## RECORDED INFORMATION
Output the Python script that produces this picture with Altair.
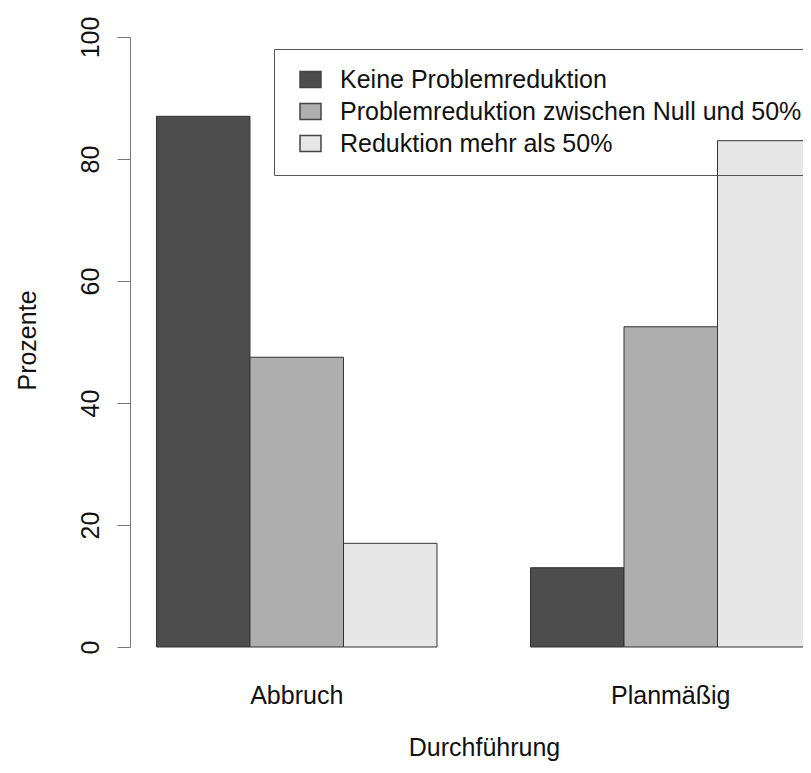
import altair as alt
import pandas as pd

groups = ["Abbruch", "Planmäßig"]
categories = [
    "Keine Problemreduktion",
    "Problemreduktion zwischen Null und 50%",
    "Reduktion mehr als 50%",
]
values_abbruch = [87.0, 47.5, 17.0]
values_planmaessig = [13.0, 52.5, 83.0]
colors = ["#4D4D4D", "#AEAEAE", "#E6E6E6"]
y_ticks = [0, 20, 40, 60, 80, 100]

rows = []
for g, vals in zip(groups, [values_abbruch, values_planmaessig]):
    for c, v in zip(categories, vals):
        rows.append({"Durchführung": g, "Kategorie": c, "Prozente": v})
df = pd.DataFrame(rows)

FONT = "Liberation Sans, Arial, Helvetica, sans-serif"
FS = 25

chart = (
    alt.Chart(df)
    .mark_bar(stroke="#333333", strokeWidth=1)
    .encode(
        x=alt.X(
            "Durchführung:N",
            sort=groups,
            scale=alt.Scale(paddingInner=0.25, paddingOuter=0.0354, align=1),
            axis=alt.Axis(
                title="Durchführung",
                labelAngle=0,
                domain=False,
                ticks=False,
                labelFontSize=FS,
                labelPadding=36,
                labelColor="#111111",
                titleFontSize=FS,
                titleFontWeight="normal",
                titleColor="#111111",
                titleX=354,
                titleY=108,
                titleAlign="center",
                titleBaseline="alphabetic",
                grid=False,
            ),
        ),
        xOffset=alt.XOffset(
            "Kategorie:N",
            sort=categories,
            scale=alt.Scale(paddingInner=0, paddingOuter=0),
        ),
        y=alt.Y(
            "Prozente:Q",
            scale=alt.Scale(domain=[0, 100], nice=False),
            axis=alt.Axis(
                title="Prozente",
                values=y_ticks,
                tickSize=13,
                tickColor="#777777",
                domainColor="#777777",
                labelAngle=270,
                labelAlign="center",
                labelBaseline="alphabetic",
                labelPadding=19,
                labelFontSize=FS,
                labelColor="#111111",
                titleFontSize=FS,
                titleFontWeight="normal",
                titleColor="#111111",
                titleAngle=270,
                titleX=-95,
                titleY=303,
                titleAlign="center",
                titleBaseline="alphabetic",
                grid=False,
            ),
        ),
        color=alt.Color(
            "Kategorie:N",
            sort=categories,
            scale=alt.Scale(domain=categories, range=colors),
            legend=alt.Legend(
                title=None,
                orient="none",
                legendX=144,
                legendY=12,
                direction="vertical",
                strokeColor="#555555",
                padding=18,
                cornerRadius=0,
                symbolType="M-1,-0.76H1V0.76H-1Z",
                symbolSize=441,
                symbolStrokeColor="#444444",
                symbolStrokeWidth=1.5,
                symbolOpacity=1,
                symbolOffset=6,
                labelFontSize=FS,
                labelColor="#111111",
                labelOffset=17,
                labelLimit=0,
                rowPadding=6,
            ),
        ),
    )
    .properties(
        width=681,
        height=610,
        autosize=alt.AutoSizeParams(type="none"),
        padding={"left": 122, "top": 29, "right": -8, "bottom": 118},
    )
    .configure(font=FONT)
    .configure_view(strokeWidth=0)
)

chart.save("out.html", embed_options={"renderer": "svg", "actions": False})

## THE PROBLEM
Skipping the pictures, transcribe each line above exactly as it appears.

## SOLUTION FOR THIS TASK
Output the Python script that produces this picture with Altair.
import altair as alt
import pandas as pd

groups = ["Abbruch", "Planmäßig"]
categories = [
    "Keine Problemreduktion",
    "Problemreduktion zwischen Null und 50%",
    "Reduktion mehr als 50%",
]
values_abbruch = [87.0, 47.5, 17.0]
values_planmaessig = [13.0, 52.5, 83.0]
colors = ["#4D4D4D", "#AEAEAE", "#E6E6E6"]
y_ticks = [0, 20, 40, 60, 80, 100]

rows = []
for g, vals in zip(groups, [values_abbruch, values_planmaessig]):
    for c, v in zip(categories, vals):
        rows.append({"Durchführung": g, "Kategorie": c, "Prozente": v})
df = pd.DataFrame(rows)

FONT = "Liberation Sans, Arial, Helvetica, sans-serif"
FS = 25

chart = (
    alt.Chart(df)
    .mark_bar(stroke="#333333", strokeWidth=1)
    .encode(
        x=alt.X(
            "Durchführung:N",
            sort=groups,
            scale=alt.Scale(paddingInner=0.25, paddingOuter=0.0354, align=1),
            axis=alt.Axis(
                title="Durchführung",
                labelAngle=0,
                domain=False,
                ticks=False,
                labelFontSize=FS,
                labelPadding=36,
                labelColor="#111111",
                titleFontSize=FS,
                titleFontWeight="normal",
                titleColor="#111111",
                titleX=354,
                titleY=108,
                titleAlign="center",
                titleBaseline="alphabetic",
                grid=False,
            ),
        ),
        xOffset=alt.XOffset(
            "Kategorie:N",
            sort=categories,
            scale=alt.Scale(paddingInner=0, paddingOuter=0),
        ),
        y=alt.Y(
            "Prozente:Q",
            scale=alt.Scale(domain=[0, 100], nice=False),
            axis=alt.Axis(
                title="Prozente",
                values=y_ticks,
                tickSize=13,
                tickColor="#777777",
                domainColor="#777777",
                labelAngle=270,
                labelAlign="center",
                labelBaseline="alphabetic",
                labelPadding=19,
                labelFontSize=FS,
                labelColor="#111111",
                titleFontSize=FS,
                titleFontWeight="normal",
                titleColor="#111111",
                titleAngle=270,
                titleX=-95,
                titleY=303,
                titleAlign="center",
                titleBaseline="alphabetic",
                grid=False,
            ),
        ),
        color=alt.Color(
            "Kategorie:N",
            sort=categories,
            scale=alt.Scale(domain=categories, range=colors),
            legend=alt.Legend(
                title=None,
                orient="none",
                legendX=144,
                legendY=12,
                direction="vertical",
                strokeColor="#555555",
                padding=18,
                cornerRadius=0,
                symbolType="M-1,-0.76H1V0.76H-1Z",
                symbolSize=441,
                symbolStrokeColor="#444444",
                symbolStrokeWidth=1.5,
                symbolOpacity=1,
                symbolOffset=6,
                labelFontSize=FS,
                labelColor="#111111",
                labelOffset=17,
                labelLimit=0,
                rowPadding=6,
            ),
        ),
    )
    .properties(
        width=681,
        height=610,
        autosize=alt.AutoSizeParams(type="none"),
        padding={"left": 122, "top": 29, "right": -8, "bottom": 118},
    )
    .configure(font=FONT)
    .configure_view(strokeWidth=0)
)

chart.save("out.html", embed_options={"renderer": "svg", "actions": False})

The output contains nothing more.